Yesterday he topped that increase with an additional pounds 120m for the UK next year, representing the first instalment of the pounds 430m. However, this time the cash is to be spent on the NHS's two front doors - casualty departments and GPs' surgeries. The money will be used to "upgrade every single accident and emergency department which needs it in every part of the country", Mr Brown said. That follows hard on the heels of the pounds 30m allocated by the Department of Health for the same purpose only last month.
It will also be used - although how the pounds 120m was to be divided was unclear last night - to upgrade GP surgeries, some of which have not come far since they were described 20 years ago by a former health secretary as "like gangers' huts under the railway arches".
The NHS Confederation, representing health authorities and trusts, said the boost to capital spending represented a 10 per cent increase in the contribution from the Treasury (the rest coming from the private sector via the Private Finance Initiative).
Stephen Thornton, chief executive, said: "This is pretty good and we are very pleased. My only hesitation is - why A&E departments? The NHS has suffered a huge backlog of maintenance for more than a decade. We do have a major problem of capital maintenance. We are still operating out of Victorian institutions, which is pretty surprising in a modern economy."
He said concentrating on the NHS's front door was a reasonable priority for the Chancellor to choose but it might not accord with local wishes. "First impressions are important and the physical quality of some of our A&E departments is pretty deplorable. Let's have more capital but let's give more discretion to local people to decide how it is spent."
The British Medical Association welcomed the extra spending on hospital buildings. Mac Armstrong, secretary, said: "We saw A&E departments stretched to the limit this winter.
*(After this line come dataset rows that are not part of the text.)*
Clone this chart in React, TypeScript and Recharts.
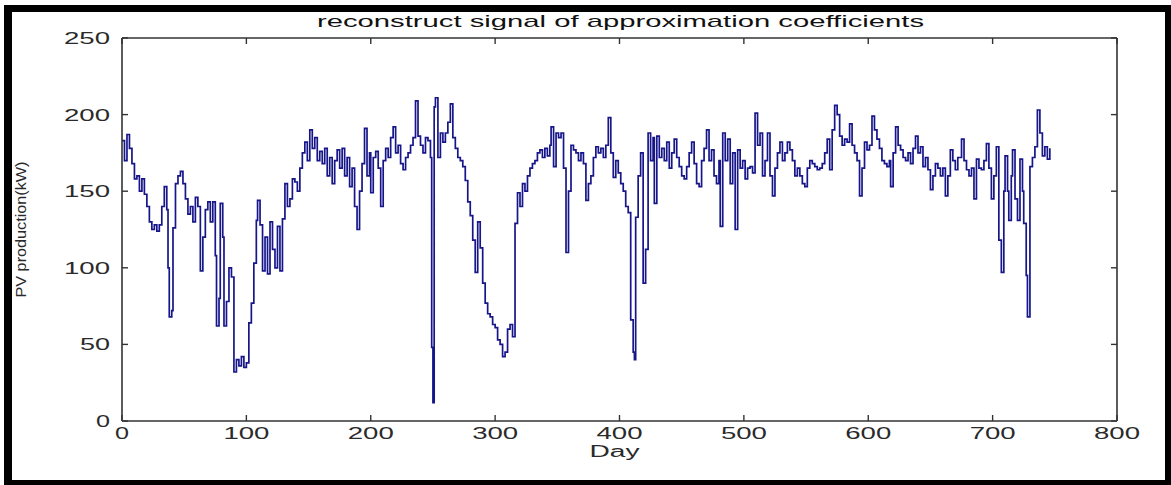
import React from "react";
import { LineChart, Line, XAxis, YAxis } from "recharts";

// ---- data (day, PV production) ----
const daysA = [0,2,4,6,8,10,12,14,16,18,20,22,24,26,28,30,32,34,36,37,38,40,41,43,45,47,49,51,53,55,57,59,61,63,65,67,69,71,73,75,76,78,79,81,82,84,86,88,90,92,94,96,98,100,102,104,106,108,109,111,113,115,117,119,121,123,125,127,129,131,133,135,137,139,141,143,145,147,149,151,153,155,157,159];
const pvA = [183,170,187,178,168,158,160,150,158,148,140,130,125,128,124,128,140,153,138,100,68,72,126,155,160,163,155,145,135,140,130,146,140,98,120,138,143,130,143,108,62,80,142,120,62,78,100,94,32,40,36,42,35,38,64,77,103,131,144,128,98,120,96,130,112,100,127,98,132,155,140,145,158,156,150,165,175,182,170,190,178,185,170,176];

const daysB = [161,163,165,167,169,171,173,175,177,179,181,183,185,187,189,191,193,195,197,199,200,202,204,206,208,210,212,214,216,218,220,222,224,226,228,230,232,234,236,238,240,242,244,246,248,249,250,251,252,254,256,258,260,262,264,266,268,270,272,274,276,278,280,282,284,286,288,290,292,294,296,298,300,302,304,306,308,310,312,314,316,318,320,322,324];
const pvB = [168,178,160,172,155,170,177,165,178,160,172,153,165,140,125,150,168,191,160,175,149,172,176,165,140,170,178,172,185,192,175,180,168,164,172,175,180,185,209,186,180,175,185,183,172,48,12,205,211,172,188,182,188,195,207,185,178,172,170,166,157,143,134,118,97,130,113,90,77,70,68,63,61,53,50,42,45,60,63,55,129,149,140,155,150];

const daysC = [326,328,330,332,334,336,338,340,342,344,345,347,349,351,353,355,357,359,361,363,365,367,369,371,373,375,377,379,381,383,385,387,389,391,393,395,397,399,401,403,405,407,409,411,412,413,415,417,419,421,423,425,427,428,430,432,434,436,438,440,442,444,446,448,450,452,454,456,458,460,462,464,466,468,470,472,474,476,478,480,481,483];
const pvC = [160,165,168,170,175,177,172,178,173,180,192,166,188,185,188,165,110,150,180,177,175,170,175,168,144,155,160,172,179,175,178,172,180,198,175,159,170,162,155,150,140,136,66,45,40,133,160,175,90,112,188,170,185,142,186,172,178,170,182,165,175,184,172,166,160,158,166,175,182,168,155,153,170,178,190,170,177,160,155,170,127,188];

const daysD = [485,487,489,491,493,495,497,499,501,503,505,507,509,511,513,515,517,519,521,523,525,527,529,531,533,535,537,539,541,543,545,547,549,551,553,555,557,559,561,563,565,567,569,571,573,575,577,579,581,583,585,587,589,591,593,595,597,599,601,603,605,607,609,611,613,615,617,618,620,622,624,626,628,630,632,634,636,638,640];
const pvD = [170,184,155,175,125,177,165,170,158,165,166,162,201,180,188,160,170,188,160,147,165,175,182,170,175,182,177,170,160,165,160,155,153,165,170,168,166,164,165,168,175,184,164,190,206,200,186,180,184,182,194,180,175,170,147,165,182,177,180,199,190,184,178,170,168,166,170,153,175,192,180,177,172,170,175,168,178,186,175];

const daysE = [642,644,646,648,650,652,654,656,658,660,662,664,666,668,670,672,675,677,679,681,683,685,687,689,691,693,695,697,699,701,703,705,707,709,710,712,713,715,716,718,720,722,724,725,727,728,730,732,734,736,738,740,742,744,746];
const pvE = [179,166,172,164,151,160,168,165,160,165,147,160,177,170,164,172,184,170,164,160,165,145,171,165,164,170,181,165,145,160,179,118,97,150,173,150,131,160,177,145,131,171,150,129,95,68,166,172,179,203,188,173,179,171,178];

const xTicks = [0, 100, 200, 300, 400, 500, 600, 700, 800];
const yTicks = [0, 50, 100, 150, 200, 250];

const TITLE = "reconstruct signal of approximation coefficients";
const X_LABEL = "Day";
const Y_LABEL = "PV production(kW)";

const allDays = [...daysA, ...daysB, ...daysC, ...daysD, ...daysE];
const allPv = [...pvA, ...pvB, ...pvC, ...pvD, ...pvE];
const data = allDays.map((d, i) => ({ day: d, pv: allPv[i] }));

const AXIS = "#333333";
const TEXT = "#2a2a2a";
const FONT = "'Liberation Sans', Arial, sans-serif";
const TICK_LEN = 6;

const labelLen = (s: string) => (s.length === 1 ? 14 : s.length === 2 ? 30 : 46);

const BottomTick = (props: any) => {
  const { x, y, payload } = props;
  const s = String(payload.value);
  return (
    <g>
      <line x1={x} y1={y} x2={x} y2={y - TICK_LEN} stroke={AXIS} strokeWidth={1.4} />
      <text x={x} y={y + 18} textAnchor="middle" fontSize={16} fontFamily={FONT} fill={TEXT}
        textLength={labelLen(s)} lengthAdjust="spacingAndGlyphs">{s}</text>
    </g>
  );
};

const TopTick = (props: any) => {
  const { x, y } = props;
  return <line x1={x} y1={y} x2={x} y2={y + TICK_LEN} stroke={AXIS} strokeWidth={1.4} />;
};

const LeftTick = (props: any) => {
  const { x, y, payload } = props;
  const s = String(payload.value);
  return (
    <g>
      <line x1={x} y1={y} x2={x + TICK_LEN} y2={y} stroke={AXIS} strokeWidth={1.4} />
      <text x={x - 12} y={y + 6} textAnchor="end" fontSize={16} fontFamily={FONT} fill={TEXT}
        textLength={labelLen(s)} lengthAdjust="spacingAndGlyphs">{s}</text>
    </g>
  );
};

const RightTick = (props: any) => {
  const { x, y } = props;
  return <line x1={x} y1={y} x2={x - TICK_LEN} y2={y} stroke={AXIS} strokeWidth={1.4} />;
};

const renderTitle = (props: any) => {
  const vb = props.viewBox || {};
  const cx = (vb.x ?? 122) + (vb.width ?? 995) / 2 + 1;
  return (
    <text x={cx} y={27} textAnchor="middle" fontSize={17} fontFamily={FONT} fill="#111"
      textLength={607} lengthAdjust="spacingAndGlyphs">{TITLE}</text>
  );
};

const renderXLabel = (props: any) => {
  const vb = props.viewBox || {};
  const cx = (vb.x ?? 122) + (vb.width ?? 995) / 2 - 5;
  return (
    <text x={cx} y={457} textAnchor="middle" fontSize={16} fontFamily={FONT} fill={TEXT}
      textLength={50} lengthAdjust="spacingAndGlyphs">{X_LABEL}</text>
  );
};

const renderYLabel = (props: any) => {
  const vb = props.viewBox || {};
  const cy = (vb.y ?? 38) + (vb.height ?? 383) / 2;
  return (
    <text x={26} y={cy} transform={`rotate(-90 26 ${cy})`} textAnchor="middle" fontSize={14}
      fontFamily={FONT} fill={TEXT} textLength={136} lengthAdjust="spacingAndGlyphs">{Y_LABEL}</text>
  );
};

export default function App() {
  return (
    <div style={{ position: "absolute", left: 0, top: 0, width: 1171, height: 485, background: "#fff" }}>
      <LineChart
        width={1171}
        height={485}
        data={data}
        margin={{ top: 8, right: 44, bottom: 34, left: 62 }}
      >
        <XAxis
          dataKey="day"
          type="number"
          domain={[0, 800]}
          ticks={xTicks}
          interval={0}
          height={30}
          axisLine={{ stroke: AXIS, strokeWidth: 1.6 }}
          tickLine={false}
          tickSize={0}
          tickMargin={0}
          tick={<BottomTick />}
          label={renderXLabel}
        />
        <XAxis
          xAxisId="top"
          dataKey="day"
          orientation="top"
          type="number"
          domain={[0, 800]}
          ticks={xTicks}
          interval={0}
          height={30}
          axisLine={{ stroke: AXIS, strokeWidth: 1.6 }}
          tickLine={false}
          tickSize={0}
          tickMargin={0}
          tick={<TopTick />}
          label={renderTitle}
        />
        <YAxis
          type="number"
          domain={[0, 250]}
          ticks={yTicks}
          interval={0}
          width={60}
          axisLine={{ stroke: AXIS, strokeWidth: 1.6 }}
          tickLine={false}
          tickSize={0}
          tickMargin={0}
          tick={<LeftTick />}
          label={renderYLabel}
        />
        <YAxis
          yAxisId="right"
          orientation="right"
          type="number"
          domain={[0, 250]}
          ticks={yTicks}
          interval={0}
          width={10}
          axisLine={{ stroke: AXIS, strokeWidth: 1.6 }}
          tickLine={false}
          tickSize={0}
          tickMargin={0}
          tick={<RightTick />}
        />
        <Line
          xAxisId="top"
          yAxisId="right"
          type="stepAfter"
          dataKey="pv"
          stroke="none"
          dot={false}
          activeDot={false}
          isAnimationActive={false}
        />
        <Line
          type="stepAfter"
          dataKey="pv"
          stroke="#16168a"
          strokeWidth={1.7}
          dot={false}
          isAnimationActive={false}
        />
      </LineChart>
      <div
        style={{
          position: "absolute",
          left: 4,
          top: 5,
          width: 1167,
          height: 480,
          boxSizing: "border-box",
          borderTop: "7px solid #000",
          borderLeft: "8px solid #000",
          borderRight: "6px solid #000",
          borderBottom: "5px solid #000",
          pointerEvents: "none",
        }}
      />
    </div>
  );
}
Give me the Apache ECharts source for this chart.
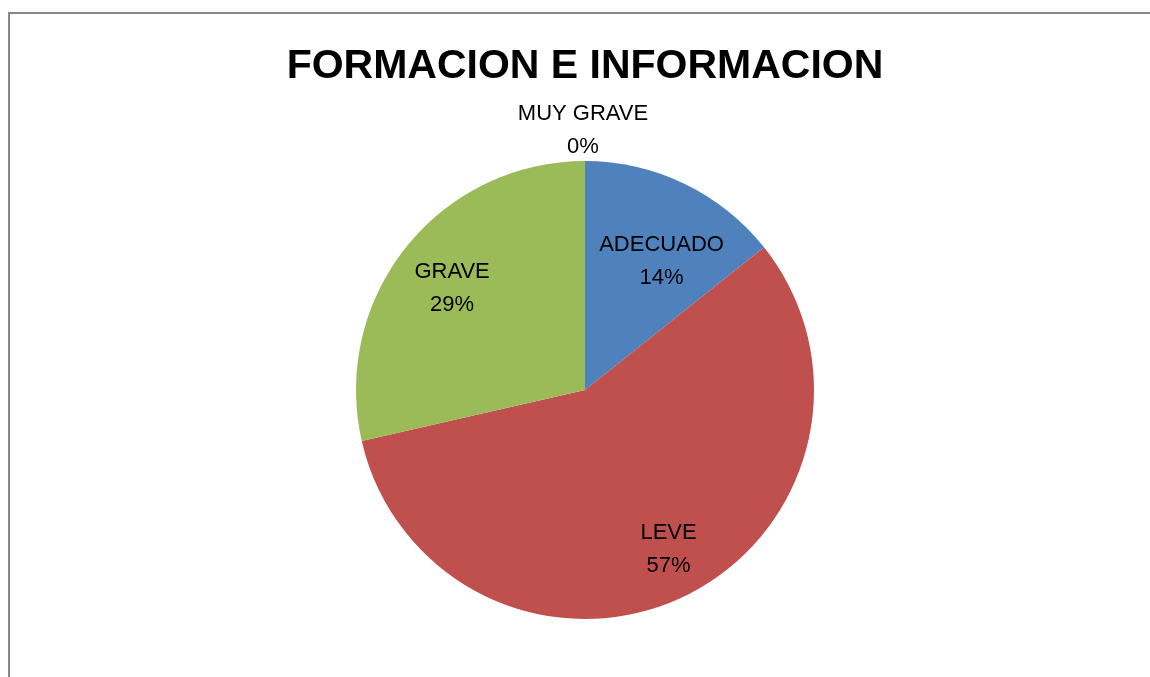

Modernising our facilities will improve services ... should defuse the tensions which result when patients wait for hours in unsatisfactory conditions and relieve stress on doctors and nurses."
The Chancellor gave notice that the Health Department plans to build on the success of NHS Direct, the 24-hour helpline, which is being rolled out to the whole country by the end of next year.
Later this week Frank Dobson, Secretary of State for Health, is to give details of plans to "carry NHS Direct right into communities - with a network of health centres and drop-in centres where people can get immediate advice about treatment", Mr Brown said.